• [Problem to solve]: With the pictures left out, copy the listing below exactly.

** Begin **

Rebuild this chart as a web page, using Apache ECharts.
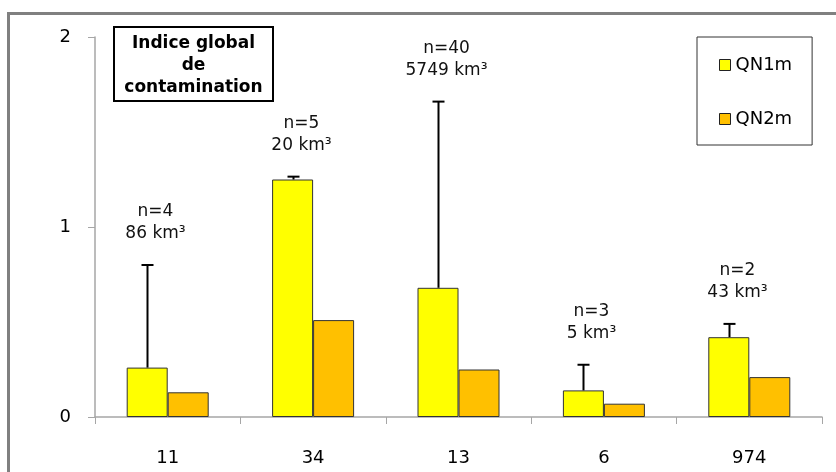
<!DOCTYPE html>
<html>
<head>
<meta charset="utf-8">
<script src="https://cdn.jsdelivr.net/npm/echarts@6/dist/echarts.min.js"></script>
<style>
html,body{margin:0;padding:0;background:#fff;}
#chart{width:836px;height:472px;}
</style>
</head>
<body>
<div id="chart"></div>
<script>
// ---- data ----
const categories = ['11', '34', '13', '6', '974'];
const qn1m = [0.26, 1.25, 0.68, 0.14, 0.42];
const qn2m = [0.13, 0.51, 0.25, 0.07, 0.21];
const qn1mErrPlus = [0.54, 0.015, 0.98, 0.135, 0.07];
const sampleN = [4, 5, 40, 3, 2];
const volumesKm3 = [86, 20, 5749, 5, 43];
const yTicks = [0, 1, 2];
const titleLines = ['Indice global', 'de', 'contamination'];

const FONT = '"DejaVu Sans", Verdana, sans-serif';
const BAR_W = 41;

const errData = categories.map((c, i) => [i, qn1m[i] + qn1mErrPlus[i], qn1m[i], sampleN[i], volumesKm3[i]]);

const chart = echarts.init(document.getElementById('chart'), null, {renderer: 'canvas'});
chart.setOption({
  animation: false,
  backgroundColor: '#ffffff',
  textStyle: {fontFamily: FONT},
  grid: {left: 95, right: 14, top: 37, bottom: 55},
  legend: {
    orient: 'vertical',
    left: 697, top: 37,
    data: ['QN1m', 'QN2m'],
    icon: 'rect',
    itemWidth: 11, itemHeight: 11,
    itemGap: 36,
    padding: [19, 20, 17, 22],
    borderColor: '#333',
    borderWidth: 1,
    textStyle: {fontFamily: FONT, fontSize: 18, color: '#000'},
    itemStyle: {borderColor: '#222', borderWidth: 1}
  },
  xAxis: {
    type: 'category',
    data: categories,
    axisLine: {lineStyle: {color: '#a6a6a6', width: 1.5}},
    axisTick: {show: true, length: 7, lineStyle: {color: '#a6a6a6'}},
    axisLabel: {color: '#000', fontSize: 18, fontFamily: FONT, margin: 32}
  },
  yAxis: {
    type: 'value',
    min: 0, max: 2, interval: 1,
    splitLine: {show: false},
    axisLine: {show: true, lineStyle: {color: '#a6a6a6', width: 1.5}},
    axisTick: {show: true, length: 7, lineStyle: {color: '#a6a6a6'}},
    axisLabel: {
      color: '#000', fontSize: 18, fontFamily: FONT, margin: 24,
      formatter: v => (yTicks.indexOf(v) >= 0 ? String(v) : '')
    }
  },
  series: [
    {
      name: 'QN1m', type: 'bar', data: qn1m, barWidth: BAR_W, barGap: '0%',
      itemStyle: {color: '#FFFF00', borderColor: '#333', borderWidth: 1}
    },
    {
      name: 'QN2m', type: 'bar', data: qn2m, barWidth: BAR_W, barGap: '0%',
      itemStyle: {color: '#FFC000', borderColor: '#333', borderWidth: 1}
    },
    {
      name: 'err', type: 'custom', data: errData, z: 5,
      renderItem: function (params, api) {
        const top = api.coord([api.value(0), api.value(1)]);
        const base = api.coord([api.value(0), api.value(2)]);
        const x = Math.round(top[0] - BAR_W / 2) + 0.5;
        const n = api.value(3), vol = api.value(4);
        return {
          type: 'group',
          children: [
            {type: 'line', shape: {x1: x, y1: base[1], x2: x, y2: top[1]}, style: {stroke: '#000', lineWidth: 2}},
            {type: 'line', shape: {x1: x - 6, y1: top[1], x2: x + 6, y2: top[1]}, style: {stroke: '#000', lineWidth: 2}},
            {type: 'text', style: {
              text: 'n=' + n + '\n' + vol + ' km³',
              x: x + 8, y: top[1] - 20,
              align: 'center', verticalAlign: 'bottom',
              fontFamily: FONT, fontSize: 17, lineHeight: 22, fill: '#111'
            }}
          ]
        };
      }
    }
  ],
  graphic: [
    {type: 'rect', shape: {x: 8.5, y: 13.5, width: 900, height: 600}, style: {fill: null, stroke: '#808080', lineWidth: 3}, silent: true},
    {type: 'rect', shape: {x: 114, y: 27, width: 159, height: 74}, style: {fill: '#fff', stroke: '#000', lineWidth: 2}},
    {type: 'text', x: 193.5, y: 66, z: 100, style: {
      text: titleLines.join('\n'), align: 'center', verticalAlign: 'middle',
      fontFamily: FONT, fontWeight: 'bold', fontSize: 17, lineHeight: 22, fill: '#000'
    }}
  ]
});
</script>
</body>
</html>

** End **

• [Full output]:
Rebuild this chart as a web page, using Apache ECharts.
<!DOCTYPE html>
<html>
<head>
<meta charset="utf-8">
<script src="https://cdn.jsdelivr.net/npm/echarts@6/dist/echarts.min.js"></script>
<style>
html,body{margin:0;padding:0;background:#fff;}
#chart{width:836px;height:472px;}
</style>
</head>
<body>
<div id="chart"></div>
<script>
// ---- data ----
const categories = ['11', '34', '13', '6', '974'];
const qn1m = [0.26, 1.25, 0.68, 0.14, 0.42];
const qn2m = [0.13, 0.51, 0.25, 0.07, 0.21];
const qn1mErrPlus = [0.54, 0.015, 0.98, 0.135, 0.07];
const sampleN = [4, 5, 40, 3, 2];
const volumesKm3 = [86, 20, 5749, 5, 43];
const yTicks = [0, 1, 2];
const titleLines = ['Indice global', 'de', 'contamination'];

const FONT = '"DejaVu Sans", Verdana, sans-serif';
const BAR_W = 41;

const errData = categories.map((c, i) => [i, qn1m[i] + qn1mErrPlus[i], qn1m[i], sampleN[i], volumesKm3[i]]);

const chart = echarts.init(document.getElementById('chart'), null, {renderer: 'canvas'});
chart.setOption({
  animation: false,
  backgroundColor: '#ffffff',
  textStyle: {fontFamily: FONT},
  grid: {left: 95, right: 14, top: 37, bottom: 55},
  legend: {
    orient: 'vertical',
    left: 697, top: 37,
    data: ['QN1m', 'QN2m'],
    icon: 'rect',
    itemWidth: 11, itemHeight: 11,
    itemGap: 36,
    padding: [19, 20, 17, 22],
    borderColor: '#333',
    borderWidth: 1,
    textStyle: {fontFamily: FONT, fontSize: 18, color: '#000'},
    itemStyle: {borderColor: '#222', borderWidth: 1}
  },
  xAxis: {
    type: 'category',
    data: categories,
    axisLine: {lineStyle: {color: '#a6a6a6', width: 1.5}},
    axisTick: {show: true, length: 7, lineStyle: {color: '#a6a6a6'}},
    axisLabel: {color: '#000', fontSize: 18, fontFamily: FONT, margin: 32}
  },
  yAxis: {
    type: 'value',
    min: 0, max: 2, interval: 1,
    splitLine: {show: false},
    axisLine: {show: true, lineStyle: {color: '#a6a6a6', width: 1.5}},
    axisTick: {show: true, length: 7, lineStyle: {color: '#a6a6a6'}},
    axisLabel: {
      color: '#000', fontSize: 18, fontFamily: FONT, margin: 24,
      formatter: v => (yTicks.indexOf(v) >= 0 ? String(v) : '')
    }
  },
  series: [
    {
      name: 'QN1m', type: 'bar', data: qn1m, barWidth: BAR_W, barGap: '0%',
      itemStyle: {color: '#FFFF00', borderColor: '#333', borderWidth: 1}
    },
    {
      name: 'QN2m', type: 'bar', data: qn2m, barWidth: BAR_W, barGap: '0%',
      itemStyle: {color: '#FFC000', borderColor: '#333', borderWidth: 1}
    },
    {
      name: 'err', type: 'custom', data: errData, z: 5,
      renderItem: function (params, api) {
        const top = api.coord([api.value(0), api.value(1)]);
        const base = api.coord([api.value(0), api.value(2)]);
        const x = Math.round(top[0] - BAR_W / 2) + 0.5;
        const n = api.value(3), vol = api.value(4);
        return {
          type: 'group',
          children: [
            {type: 'line', shape: {x1: x, y1: base[1], x2: x, y2: top[1]}, style: {stroke: '#000', lineWidth: 2}},
            {type: 'line', shape: {x1: x - 6, y1: top[1], x2: x + 6, y2: top[1]}, style: {stroke: '#000', lineWidth: 2}},
            {type: 'text', style: {
              text: 'n=' + n + '\n' + vol + ' km³',
              x: x + 8, y: top[1] - 20,
              align: 'center', verticalAlign: 'bottom',
              fontFamily: FONT, fontSize: 17, lineHeight: 22, fill: '#111'
            }}
          ]
        };
      }
    }
  ],
  graphic: [
    {type: 'rect', shape: {x: 8.5, y: 13.5, width: 900, height: 600}, style: {fill: null, stroke: '#808080', lineWidth: 3}, silent: true},
    {type: 'rect', shape: {x: 114, y: 27, width: 159, height: 74}, style: {fill: '#fff', stroke: '#000', lineWidth: 2}},
    {type: 'text', x: 193.5, y: 66, z: 100, style: {
      text: titleLines.join('\n'), align: 'center', verticalAlign: 'middle',
      fontFamily: FONT, fontWeight: 'bold', fontSize: 17, lineHeight: 22, fill: '#000'
    }}
  ]
});
</script>
</body>
</html>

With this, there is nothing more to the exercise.